Obviously, the couple needs to file a joint return to be in consideration for innocent spouse relief; that is a given. Otherwise, there are three criteria the spouse must meet to qualify for relief.
- One of the taxpayers believes the understatement of tax was due to an error found later by one of the spouses.
- There is evidence that one spouse did not know about the error or that the tax was understated.
- One spouse believes he or she should not be held responsible for the understated tax once all the facts and circumstances have been taken into account.
Remember, the entire argument hinges on the concept of reason to know, not actual knowledge. Also, the IRS defines understated tax to mean that the total tax should be more than the amount shown on the return. The most common cause of understated taxes is unreported income, often from investments.

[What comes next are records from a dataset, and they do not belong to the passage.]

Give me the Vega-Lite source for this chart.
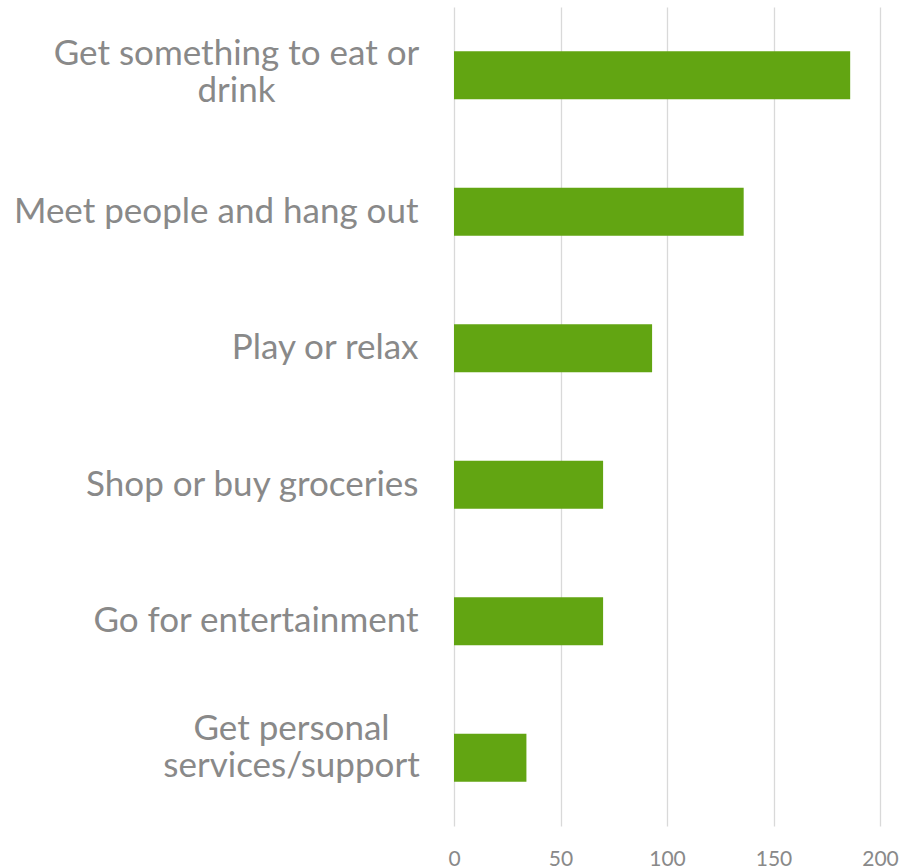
{
  "$schema": "https://vega.github.io/schema/vega-lite/v6.json",
  "autosize": "none",
  "padding": {"left": 454, "top": 7, "right": 37, "bottom": 42},
  "width": 426,
  "height": 819,
  "background": "white",
  "config": {"view": {"stroke": null}, "font": "Lato"},
  "data": {
    "values": [
      {"activity": "Get something to eat or drink", "count": 186},
      {"activity": "Meet people and hang out", "count": 136},
      {"activity": "Play or relax", "count": 93},
      {"activity": "Shop or buy groceries", "count": 70},
      {"activity": "Go for entertainment", "count": 70},
      {"activity": "Get personal services/support", "count": 34}
    ]
  },
  "mark": {"type": "bar", "color": "#62A512"},
  "encoding": {
    "y": {
      "field": "activity",
      "type": "nominal",
      "sort": null,
      "scale": {"paddingInner": 0.648, "paddingOuter": 0.324},
      "axis": {
        "title": null,
        "domain": false,
        "ticks": false,
        "grid": false,
        "labelFont": "Lato",
        "labelFontSize": 35,
        "labelColor": "#898989",
        "labelLimit": 0,
        "labelLineHeight": 37,
        "labelAlign": {"condition": {"test": "datum.value == 'Get something to eat or drink' || datum.value == 'Get personal services/support'", "value": "center"}, "value": "right"},
        "labelPadding": {"expr": "datum.value == 'Get something to eat or drink' ? 218 : datum.value == 'Get personal services/support' ? 163 : 36"},
        "labelOffset": {"expr": "datum.value == 'Get something to eat or drink' ? -21 : datum.value == 'Get personal services/support' ? -29 : 0"},
        "labelExpr": "datum.value == 'Get something to eat or drink' ? ['Get something to eat or', 'drink'] : datum.value == 'Get personal services/support' ? ['Get personal', 'services/support'] : datum.value"
      }
    },
    "x": {
      "field": "count",
      "type": "quantitative",
      "scale": {"domain": [0, 200], "nice": false},
      "axis": {
        "title": null,
        "values": [0, 50, 100, 150, 200],
        "domain": false,
        "ticks": false,
        "grid": true,
        "gridColor": "#d9d9d9",
        "gridWidth": 1.3,
        "labelFont": "Lato",
        "labelFontSize": 21,
        "labelColor": "#898989",
        "labelPadding": 22,
        "labelBaseline": "top",
        "labelFlush": false
      }
    }
  }
}
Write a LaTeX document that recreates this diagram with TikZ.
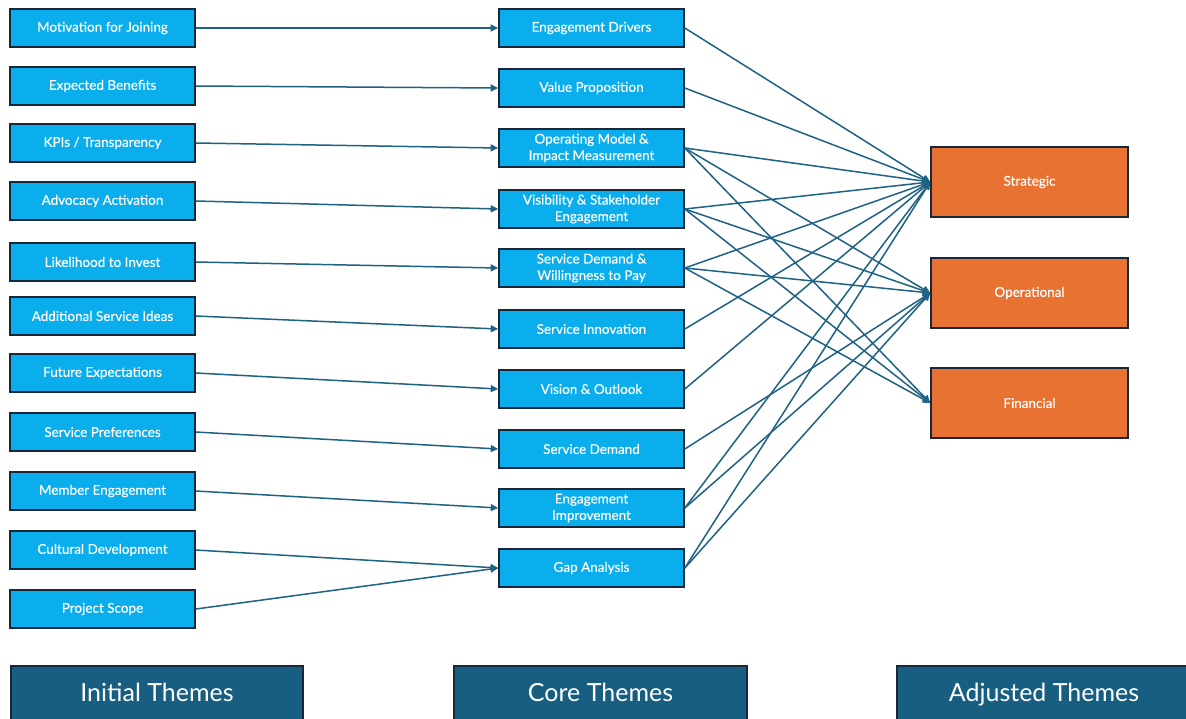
\documentclass[tikz,border=0pt]{standalone}
\usepackage{fontspec}
\setmainfont{Lato}[BoldFont=Lato,BoldFeatures={FakeBold=0.35}]
\usetikzlibrary{arrows.meta}
\definecolor{boxblue}{RGB}{10,174,236}
\definecolor{boxedge}{RGB}{24,40,58}
\definecolor{boxorange}{RGB}{232,114,50}
\definecolor{conn}{RGB}{30,98,132}
\definecolor{titleteal}{RGB}{24,94,128}
\begin{document}
\begin{tikzpicture}[x=1pt,y=-1pt,
  bluebox/.style={draw=boxedge,line width=1.6pt,fill=boxblue,text=white,minimum width=185pt,minimum height=38pt,inner sep=0pt,align=center,font=\fontsize{13.5}{16.5}\selectfont\bfseries},
  orangebox/.style={draw=boxedge,line width=1.6pt,fill=boxorange,text=white,minimum width=197pt,minimum height=70pt,inner sep=0pt,font=\fontsize{13.5}{15}\selectfont\bfseries},
  titlebox/.style={draw=boxedge,line width=1.2pt,fill=titleteal,text=white,minimum width=292pt,minimum height=58pt,inner sep=0pt,text height=18pt,text depth=5pt,font=\fontsize{25}{27}\selectfont},
  link/.style={draw=conn,line width=1.5pt,-{Triangle[length=7.5pt,width=7pt]}}]
\useasboundingbox (0,0) rectangle (1186,718);
\fill[white] (0,0) rectangle (1186,718);
% left column
\node[bluebox] (l1) at (102.5,28) {Motivation for Joining};
\node[bluebox] (l2) at (102.5,86) {Expected Benefits};
\node[bluebox] (l3) at (102.5,143) {KPIs / Transparency};
\node[bluebox] (l4) at (102.5,201) {Advocacy Activation};
\node[bluebox] (l5) at (102.5,262) {Likelihood to Invest};
\node[bluebox] (l6) at (102.5,316) {Additional Service Ideas};
\node[bluebox] (l7) at (102.5,373) {Future Expectations};
\node[bluebox] (l8) at (102.5,432) {Service Preferences};
\node[bluebox] (l9) at (102.5,491) {Member Engagement};
\node[bluebox] (l10) at (102.5,550) {Cultural Development};
\node[bluebox] (l11) at (102.5,609) {Project Scope};
% middle column
\node[bluebox] (m1) at (591.5,28) {Engagement Drivers};
\node[bluebox] (m2) at (591.5,88) {Value Proposition};
\node[bluebox] (m3) at (591.5,148) {Operating Model \&\\Impact Measurement};
\node[bluebox] (m4) at (591.5,209) {Visibility \& Stakeholder\\Engagement};
\node[bluebox] (m5) at (591.5,268) {Service Demand \&\\Willingness to Pay};
\node[bluebox] (m6) at (591.5,329) {Service Innovation};
\node[bluebox] (m7) at (591.5,389) {Vision \& Outlook};
\node[bluebox] (m8) at (591.5,449) {Service Demand};
\node[bluebox] (m9) at (591.5,508) {Engagement\\Improvement};
\node[bluebox] (m10) at (591.5,568) {Gap Analysis};
% right column
\node[orangebox] (s) at (1029.5,182) {Strategic};
\node[orangebox] (o) at (1029.5,293) {Operational};
\node[orangebox] (f) at (1029.5,403) {Financial};
% titles
\node[titlebox] (t1) at (157,695) {Initial Themes};
\node[titlebox,minimum width=293pt] (t2) at (600.5,695) {Core Themes};
\node[titlebox,minimum width=294pt] (t3) at (1044,695) {Adjusted Themes};
% left to middle
\draw[link] (l1.east) -- (m1.west);
\draw[link] (l2.east) -- (m2.west);
\draw[link] (l3.east) -- (m3.west);
\draw[link] (l4.east) -- (m4.west);
\draw[link] (l5.east) -- (m5.west);
\draw[link] (l6.east) -- (m6.west);
\draw[link] (l7.east) -- (m7.west);
\draw[link] (l8.east) -- (m8.west);
\draw[link] (l9.east) -- (m9.west);
\draw[link] (l10.east) -- (m10.west);
\draw[link] (l11.east) -- (m10.west);
% middle to right
\foreach \m in {m1,m2,m3,m4,m5,m6,m7,m9,m10} {\draw[link] (\m.east) -- (s.west);}
\foreach \m in {m3,m4,m5,m8,m9,m10} {\draw[link] (\m.east) -- (o.west);}
\foreach \m in {m3,m4,m5} {\draw[link] (\m.east) -- (f.west);}
\end{tikzpicture}
\end{document}
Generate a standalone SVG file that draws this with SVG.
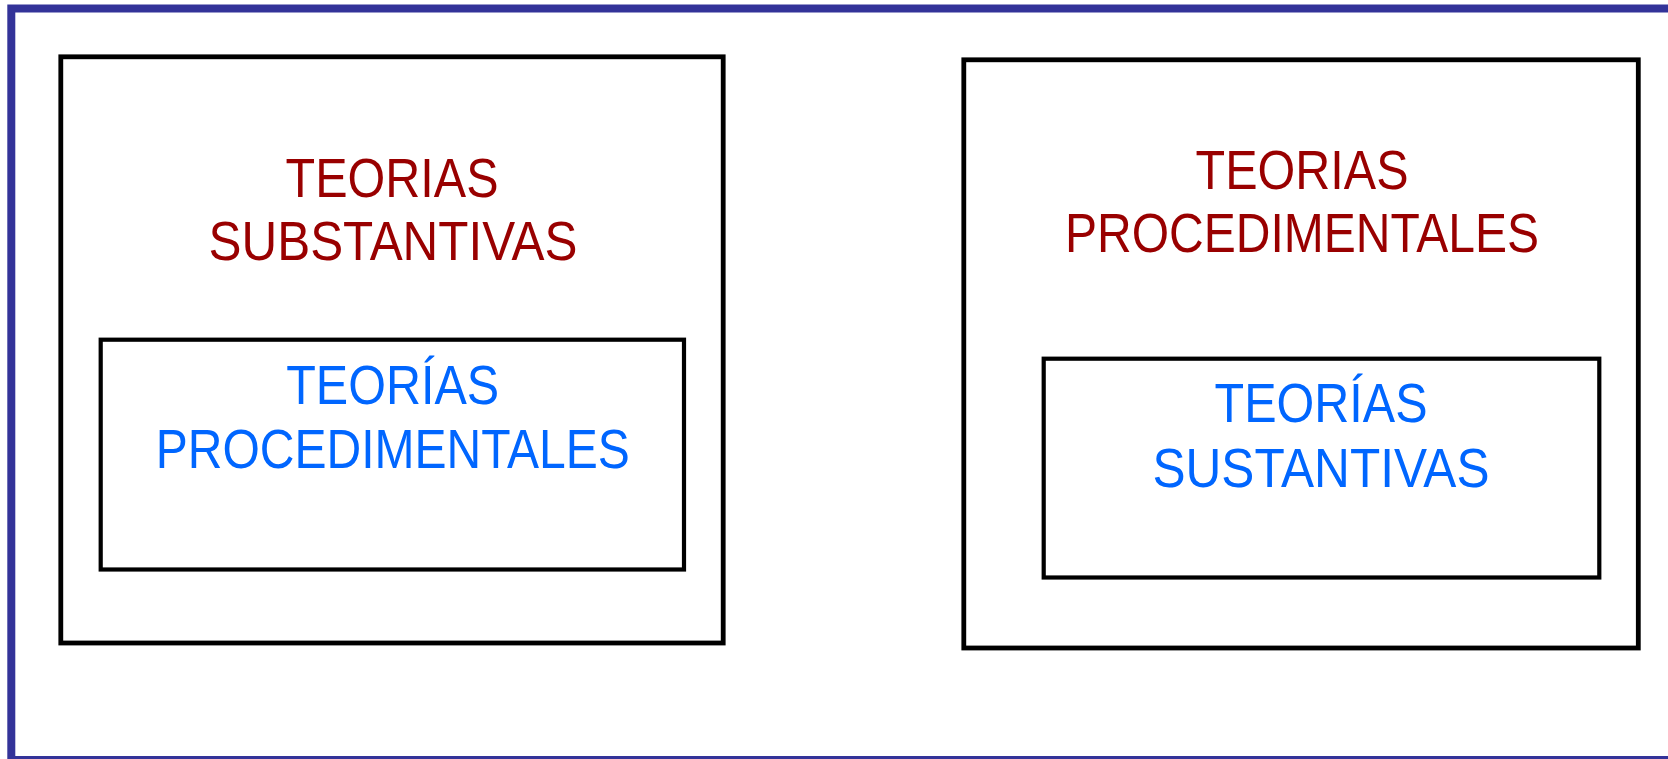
<svg xmlns="http://www.w3.org/2000/svg" width="1668" height="759" viewBox="0 0 1668 759">
<style>
.frame{fill:none;stroke:#333399;stroke-width:8}
.outer{fill:#ffffff;stroke:#000000;stroke-width:4.8}
.inner{fill:#ffffff;stroke:#000000;stroke-width:4.2}
.t{font-family:"Liberation Sans",Arial,sans-serif;font-size:55px;text-anchor:middle}
.red{fill:#990000}
.blue{fill:#0066ff}
</style>
<rect width="1668" height="759" fill="#ffffff"/>
<rect class="frame" x="11.3" y="8.5" width="1690" height="751.5"/>
<g id="left-outer">
<rect class="outer" x="60.8" y="56.8" width="662.4" height="586.2"/>
<text class="t red" x="392" y="197" textLength="213" lengthAdjust="spacingAndGlyphs">TEORIAS</text>
<text class="t red" x="393" y="260" textLength="369" lengthAdjust="spacingAndGlyphs">SUBSTANTIVAS</text>
</g>
<g id="left-inner">
<rect class="inner" x="100.7" y="339.7" width="583.3" height="229.8"/>
<text class="t blue" x="392.7" y="404" textLength="213" lengthAdjust="spacingAndGlyphs">TEORÍAS</text>
<text class="t blue" x="392.8" y="468.3" textLength="474" lengthAdjust="spacingAndGlyphs">PROCEDIMENTALES</text>
</g>
<g id="right-outer">
<rect class="outer" x="963.8" y="59.8" width="674.5" height="588.2"/>
<text class="t red" x="1302" y="188.5" textLength="213" lengthAdjust="spacingAndGlyphs">TEORIAS</text>
<text class="t red" x="1302" y="252.3" textLength="474" lengthAdjust="spacingAndGlyphs">PROCEDIMENTALES</text>
</g>
<g id="right-inner">
<rect class="inner" x="1043.7" y="358.7" width="555.6" height="218.8"/>
<text class="t blue" x="1321" y="422.3" textLength="213" lengthAdjust="spacingAndGlyphs">TEORÍAS</text>
<text class="t blue" x="1321" y="486.7" textLength="337" lengthAdjust="spacingAndGlyphs">SUSTANTIVAS</text>
</g>
<g id="connectors"/>
</svg>
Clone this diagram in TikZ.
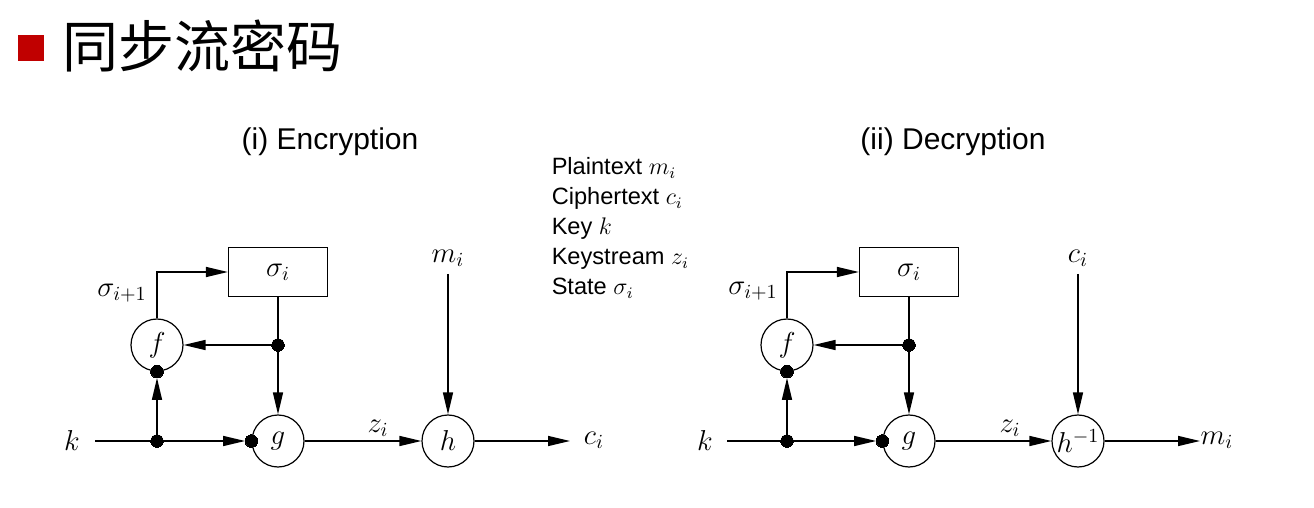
\documentclass[tikz,border=0pt]{standalone}
\usepackage{fontspec}
\setsansfont{Liberation Sans}
\newfontfamily\cjk{Noto Sans CJK SC}
\usetikzlibrary{arrows.meta}
\definecolor{bulletred}{RGB}{192,0,0}
\newcommand\mfs{\fontsize{14}{16}\selectfont}
\begin{document}
\begin{tikzpicture}[x=0.5pt,y=-0.5pt, line width=0.75pt,
  circ/.style={circle,draw,line width=0.6pt,minimum size=26pt,inner sep=0pt,font=\mfs},
  statebox/.style={rectangle,draw,line width=0.6pt,minimum width=49.5pt,minimum height=24.5pt,inner sep=0pt,font=\mfs},
  jdot/.style={circle,fill,draw,line width=0pt,minimum size=6.3pt,inner sep=0pt},
  lbl/.style={font=\mfs},
  arr/.style={-{Triangle[length=11pt,width=5pt]}},
  head/.style={font=\sffamily\fontsize{15}{18}\selectfont}]
\useasboundingbox (0,0) rectangle (1314,508);
% title
\node[fill=bulletred,minimum size=13pt,inner sep=0pt] (bul) at (31,48) {};
\node[anchor=west,font=\cjk\fontsize{28}{30}\selectfont,inner sep=0pt] (title) at (62,46) {同步流密码};
% headings
\node[head] (ehead) at (330,142) {(i) Encryption};
\node[head] (dhead) at (953,142) {(ii) Decryption};
% legend
\node[anchor=north west,align=left,inner sep=0pt,font=\sffamily\fontsize{11.8}{15}\selectfont] (legend) at (551,157)
  {Plaintext $m_i$\\Ciphertext $c_i$\\Key $k$\\Keystream $z_i$\\State $\sigma_i$};
% ---------- encryption ----------
\node[statebox] (es) at (278,272) {$\sigma_i$};
\node[circ] (ef) at (157,345) {$f$};
\node[circ] (eg) at (278,441) {$g$};
\node[circ] (eh) at (448,441) {$h$};
\node[jdot] (ed1) at (278,345) {};
\node[jdot] (ed2) at (157,441) {};
\node[jdot] (egl) at (eg.west) {};
\node[jdot] (efb) at (ef.south) {};
\node[lbl] (ek) at (72,441) {$k$};
\coordinate (ekin) at (95,441);
\node[lbl] (ez) at (378,428) {$z_i$};
\node[lbl] (em) at (448,258) {$m_i$};
\coordinate (eout) at (570,441);
\node[lbl] (ec) at (594,440) {$c_i$};
\node[lbl] (esig) at (122,293) {$\sigma_{i+1}$};
\draw (ekin) -- (ed2);
\draw[arr] (ed2) -- (egl.west);
\draw[arr] (ed2) -- (efb.south);
\draw (es.south) -- (ed1);
\draw[arr] (ed1) -- (eg.north);
\draw[arr] (ed1) -- (ef.east);
\draw[arr] (ef.north) |- (es.west);
\draw[arr] (eg.east) -- (eh.west);
\draw[arr] (em.south) -- (eh.north);
\draw[arr] (eh.east) -- (eout);
% ---------- decryption ----------
\node[statebox] (ds) at (909,272) {$\sigma_i$};
\node[circ] (df) at (787,345) {$f$};
\node[circ] (dg) at (909,441) {$g$};
\node[circ] (dh) at (1078,441) {$h^{-1}$};
\node[jdot] (dd1) at (909,345) {};
\node[jdot] (dd2) at (787,441) {};
\node[jdot] (dgl) at (dg.west) {};
\node[jdot] (dfb) at (df.south) {};
\node[lbl] (dk) at (705,441) {$k$};
\coordinate (dkin) at (727,441);
\node[lbl] (dz) at (1010,428) {$z_i$};
\node[lbl] (dc) at (1078,258) {$c_i$};
\coordinate (dout) at (1200,441);
\node[lbl] (dm) at (1217,440) {$m_i$};
\node[lbl] (dsig) at (753,291) {$\sigma_{i+1}$};
\draw (dkin) -- (dd2);
\draw[arr] (dd2) -- (dgl.west);
\draw[arr] (dd2) -- (dfb.south);
\draw (ds.south) -- (dd1);
\draw[arr] (dd1) -- (dg.north);
\draw[arr] (dd1) -- (df.east);
\draw[arr] (df.north) |- (ds.west);
\draw[arr] (dg.east) -- (dh.west);
\draw[arr] (dc.south) -- (dh.north);
\draw[arr] (dh.east) -- (dout);
\end{tikzpicture}
\end{document}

Understated taxes also result from calculating deductions incorrectly, reporting incorrect credit, or reporting on an incorrect tax basis.
There is a time limit on how long a spouse has to request relief. IRS Form 9968, Request for Innocent Spouse Relief, must be filed within two years from the date of the first attempt to collect the outstanding debt.
What is Included in the Rules for Relief?
The IRS includes both the time to file and the reference collection activities within the
spouse relief rules. As stated before, the spouse seeking relief has two years from the first attempt by the IRS to collect the debt to file for relief under Form 8857. You should file as soon as you become aware of a tax liability that your spouse or former spouse should be responsible for.
The IRS looks at two rules for becoming aware of the liability.
Your qualification for the first rule is determined by examining your return and proposing to increase your tax liability. Certainly, if you received communication from the IRS stating you owe more money, you should be looking into your most recent tax filing activities. The second rule telling the IRS you should be aware of a problem is receiving a notice from the IRS labeled “Instructions for Form 8857.”
Collection activities can also initiate the two-year period. Rule number two above is one activity. Another is the IRS filing a claim on your behalf in a court proceeding you are party to. The IRS can file a claim involving your property, including the filing of bankruptcy.
The two-year period could be initiated when the U.S. files a suit against you to collect the joint liability, or the IRS may issue a notice of the agency’s intent to levy and your right to a Collection Due Process hearing based on the Internal Revenue Code guidelines.
Other notices include Letter 11, Final Notice of Intent to Levy, and Letter 1058, Notice of Intent to Levy.
Your Spouse Will be Contacted
In every case of request for innocent spouse relief, the IRS is required to contact your spouse regarding your claim, even if you have been a victim of spousal or domestic violence. The law states both spouses are to be involved in the process.
Marriage is built on trust. If your spouse trades on that trust by understating taxes on a joint return that you subsequently sign, you will be held liable for the entire amount of taxes due if the IRS finds out. If you can show you had no reason to know there was an issue with the return, you may be qualified for relief as an innocent spouse.